### DATASET SECTION
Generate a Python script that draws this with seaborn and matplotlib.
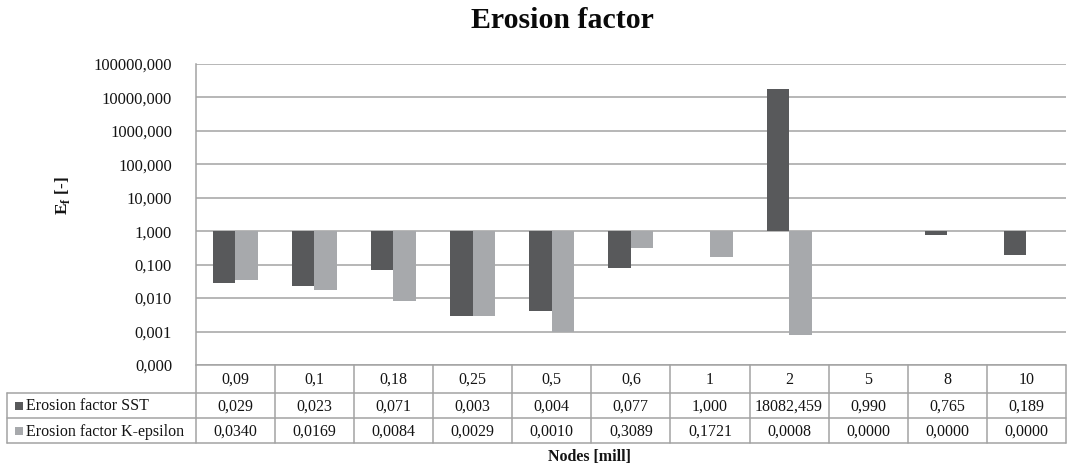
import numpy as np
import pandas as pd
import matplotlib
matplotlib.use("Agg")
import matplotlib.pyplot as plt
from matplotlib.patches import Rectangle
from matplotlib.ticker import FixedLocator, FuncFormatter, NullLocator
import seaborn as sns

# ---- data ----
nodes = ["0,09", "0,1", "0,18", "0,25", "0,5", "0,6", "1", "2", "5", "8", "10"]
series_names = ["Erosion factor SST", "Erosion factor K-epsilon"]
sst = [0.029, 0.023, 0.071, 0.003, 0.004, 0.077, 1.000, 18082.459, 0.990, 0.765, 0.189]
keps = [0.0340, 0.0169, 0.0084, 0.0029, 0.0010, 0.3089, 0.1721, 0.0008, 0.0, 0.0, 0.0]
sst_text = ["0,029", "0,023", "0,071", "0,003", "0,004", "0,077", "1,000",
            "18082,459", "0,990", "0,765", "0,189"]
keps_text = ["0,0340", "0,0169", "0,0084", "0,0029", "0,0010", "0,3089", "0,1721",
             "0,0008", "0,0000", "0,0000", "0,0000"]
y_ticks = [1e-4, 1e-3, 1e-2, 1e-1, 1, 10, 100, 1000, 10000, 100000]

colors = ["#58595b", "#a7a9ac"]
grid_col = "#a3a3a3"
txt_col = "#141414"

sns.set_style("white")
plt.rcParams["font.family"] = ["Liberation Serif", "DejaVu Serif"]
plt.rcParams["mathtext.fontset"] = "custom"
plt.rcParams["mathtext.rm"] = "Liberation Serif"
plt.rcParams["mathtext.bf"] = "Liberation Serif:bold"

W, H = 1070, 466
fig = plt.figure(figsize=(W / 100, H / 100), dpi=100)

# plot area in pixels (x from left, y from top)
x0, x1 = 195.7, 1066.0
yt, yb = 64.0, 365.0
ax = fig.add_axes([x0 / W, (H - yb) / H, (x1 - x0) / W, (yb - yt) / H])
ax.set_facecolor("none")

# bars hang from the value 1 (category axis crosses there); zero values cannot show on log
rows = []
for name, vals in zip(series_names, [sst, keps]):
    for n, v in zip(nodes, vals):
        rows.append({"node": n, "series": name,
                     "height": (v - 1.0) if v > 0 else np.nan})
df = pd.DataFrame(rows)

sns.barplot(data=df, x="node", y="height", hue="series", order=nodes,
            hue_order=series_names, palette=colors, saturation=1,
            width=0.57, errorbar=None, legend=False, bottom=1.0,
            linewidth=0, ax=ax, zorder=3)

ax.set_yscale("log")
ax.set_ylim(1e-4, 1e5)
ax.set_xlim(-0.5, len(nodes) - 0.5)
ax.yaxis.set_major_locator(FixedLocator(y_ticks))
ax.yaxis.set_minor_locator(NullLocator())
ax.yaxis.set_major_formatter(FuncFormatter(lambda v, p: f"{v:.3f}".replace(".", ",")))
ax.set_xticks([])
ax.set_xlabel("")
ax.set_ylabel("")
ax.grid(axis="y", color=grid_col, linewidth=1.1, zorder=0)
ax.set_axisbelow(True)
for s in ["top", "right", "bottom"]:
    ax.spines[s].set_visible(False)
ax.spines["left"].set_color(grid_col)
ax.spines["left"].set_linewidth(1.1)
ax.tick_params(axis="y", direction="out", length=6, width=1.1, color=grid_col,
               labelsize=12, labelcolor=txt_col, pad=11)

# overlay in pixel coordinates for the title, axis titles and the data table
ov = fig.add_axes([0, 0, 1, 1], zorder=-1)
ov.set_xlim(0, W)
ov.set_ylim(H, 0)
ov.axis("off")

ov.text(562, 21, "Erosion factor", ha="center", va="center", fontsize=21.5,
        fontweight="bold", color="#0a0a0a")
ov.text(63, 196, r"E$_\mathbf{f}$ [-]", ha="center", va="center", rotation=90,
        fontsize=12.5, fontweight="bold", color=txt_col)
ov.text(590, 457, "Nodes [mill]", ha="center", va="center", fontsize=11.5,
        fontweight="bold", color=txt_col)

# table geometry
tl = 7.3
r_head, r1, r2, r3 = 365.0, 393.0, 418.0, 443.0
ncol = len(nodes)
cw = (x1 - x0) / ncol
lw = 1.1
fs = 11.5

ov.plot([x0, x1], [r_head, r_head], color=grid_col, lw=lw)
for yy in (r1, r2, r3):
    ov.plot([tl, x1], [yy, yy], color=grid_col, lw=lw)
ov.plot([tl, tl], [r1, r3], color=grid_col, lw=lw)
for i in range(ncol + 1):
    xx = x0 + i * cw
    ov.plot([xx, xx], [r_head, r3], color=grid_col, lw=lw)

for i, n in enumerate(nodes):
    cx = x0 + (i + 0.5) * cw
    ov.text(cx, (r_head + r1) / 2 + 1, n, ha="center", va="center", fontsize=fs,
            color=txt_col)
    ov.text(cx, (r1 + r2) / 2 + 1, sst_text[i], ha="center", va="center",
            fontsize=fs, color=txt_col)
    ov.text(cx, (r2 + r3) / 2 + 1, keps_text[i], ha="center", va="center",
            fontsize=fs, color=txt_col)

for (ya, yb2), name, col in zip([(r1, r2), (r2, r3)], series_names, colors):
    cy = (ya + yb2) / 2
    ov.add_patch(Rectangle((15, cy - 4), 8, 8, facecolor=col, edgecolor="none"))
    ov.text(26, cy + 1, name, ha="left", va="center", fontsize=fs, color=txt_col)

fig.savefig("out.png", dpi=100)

### PROMPT
The data above needs to be retyped exactly, with the images left out.

### ANSWER
Generate a Python script that draws this with seaborn and matplotlib.
import numpy as np
import pandas as pd
import matplotlib
matplotlib.use("Agg")
import matplotlib.pyplot as plt
from matplotlib.patches import Rectangle
from matplotlib.ticker import FixedLocator, FuncFormatter, NullLocator
import seaborn as sns

# ---- data ----
nodes = ["0,09", "0,1", "0,18", "0,25", "0,5", "0,6", "1", "2", "5", "8", "10"]
series_names = ["Erosion factor SST", "Erosion factor K-epsilon"]
sst = [0.029, 0.023, 0.071, 0.003, 0.004, 0.077, 1.000, 18082.459, 0.990, 0.765, 0.189]
keps = [0.0340, 0.0169, 0.0084, 0.0029, 0.0010, 0.3089, 0.1721, 0.0008, 0.0, 0.0, 0.0]
sst_text = ["0,029", "0,023", "0,071", "0,003", "0,004", "0,077", "1,000",
            "18082,459", "0,990", "0,765", "0,189"]
keps_text = ["0,0340", "0,0169", "0,0084", "0,0029", "0,0010", "0,3089", "0,1721",
             "0,0008", "0,0000", "0,0000", "0,0000"]
y_ticks = [1e-4, 1e-3, 1e-2, 1e-1, 1, 10, 100, 1000, 10000, 100000]

colors = ["#58595b", "#a7a9ac"]
grid_col = "#a3a3a3"
txt_col = "#141414"

sns.set_style("white")
plt.rcParams["font.family"] = ["Liberation Serif", "DejaVu Serif"]
plt.rcParams["mathtext.fontset"] = "custom"
plt.rcParams["mathtext.rm"] = "Liberation Serif"
plt.rcParams["mathtext.bf"] = "Liberation Serif:bold"

W, H = 1070, 466
fig = plt.figure(figsize=(W / 100, H / 100), dpi=100)

# plot area in pixels (x from left, y from top)
x0, x1 = 195.7, 1066.0
yt, yb = 64.0, 365.0
ax = fig.add_axes([x0 / W, (H - yb) / H, (x1 - x0) / W, (yb - yt) / H])
ax.set_facecolor("none")

# bars hang from the value 1 (category axis crosses there); zero values cannot show on log
rows = []
for name, vals in zip(series_names, [sst, keps]):
    for n, v in zip(nodes, vals):
        rows.append({"node": n, "series": name,
                     "height": (v - 1.0) if v > 0 else np.nan})
df = pd.DataFrame(rows)

sns.barplot(data=df, x="node", y="height", hue="series", order=nodes,
            hue_order=series_names, palette=colors, saturation=1,
            width=0.57, errorbar=None, legend=False, bottom=1.0,
            linewidth=0, ax=ax, zorder=3)

ax.set_yscale("log")
ax.set_ylim(1e-4, 1e5)
ax.set_xlim(-0.5, len(nodes) - 0.5)
ax.yaxis.set_major_locator(FixedLocator(y_ticks))
ax.yaxis.set_minor_locator(NullLocator())
ax.yaxis.set_major_formatter(FuncFormatter(lambda v, p: f"{v:.3f}".replace(".", ",")))
ax.set_xticks([])
ax.set_xlabel("")
ax.set_ylabel("")
ax.grid(axis="y", color=grid_col, linewidth=1.1, zorder=0)
ax.set_axisbelow(True)
for s in ["top", "right", "bottom"]:
    ax.spines[s].set_visible(False)
ax.spines["left"].set_color(grid_col)
ax.spines["left"].set_linewidth(1.1)
ax.tick_params(axis="y", direction="out", length=6, width=1.1, color=grid_col,
               labelsize=12, labelcolor=txt_col, pad=11)

# overlay in pixel coordinates for the title, axis titles and the data table
ov = fig.add_axes([0, 0, 1, 1], zorder=-1)
ov.set_xlim(0, W)
ov.set_ylim(H, 0)
ov.axis("off")

ov.text(562, 21, "Erosion factor", ha="center", va="center", fontsize=21.5,
        fontweight="bold", color="#0a0a0a")
ov.text(63, 196, r"E$_\mathbf{f}$ [-]", ha="center", va="center", rotation=90,
        fontsize=12.5, fontweight="bold", color=txt_col)
ov.text(590, 457, "Nodes [mill]", ha="center", va="center", fontsize=11.5,
        fontweight="bold", color=txt_col)

# table geometry
tl = 7.3
r_head, r1, r2, r3 = 365.0, 393.0, 418.0, 443.0
ncol = len(nodes)
cw = (x1 - x0) / ncol
lw = 1.1
fs = 11.5

ov.plot([x0, x1], [r_head, r_head], color=grid_col, lw=lw)
for yy in (r1, r2, r3):
    ov.plot([tl, x1], [yy, yy], color=grid_col, lw=lw)
ov.plot([tl, tl], [r1, r3], color=grid_col, lw=lw)
for i in range(ncol + 1):
    xx = x0 + i * cw
    ov.plot([xx, xx], [r_head, r3], color=grid_col, lw=lw)

for i, n in enumerate(nodes):
    cx = x0 + (i + 0.5) * cw
    ov.text(cx, (r_head + r1) / 2 + 1, n, ha="center", va="center", fontsize=fs,
            color=txt_col)
    ov.text(cx, (r1 + r2) / 2 + 1, sst_text[i], ha="center", va="center",
            fontsize=fs, color=txt_col)
    ov.text(cx, (r2 + r3) / 2 + 1, keps_text[i], ha="center", va="center",
            fontsize=fs, color=txt_col)

for (ya, yb2), name, col in zip([(r1, r2), (r2, r3)], series_names, colors):
    cy = (ya + yb2) / 2
    ov.add_patch(Rectangle((15, cy - 4), 8, 8, facecolor=col, edgecolor="none"))
    ov.text(26, cy + 1, name, ha="left", va="center", fontsize=fs, color=txt_col)

fig.savefig("out.png", dpi=100)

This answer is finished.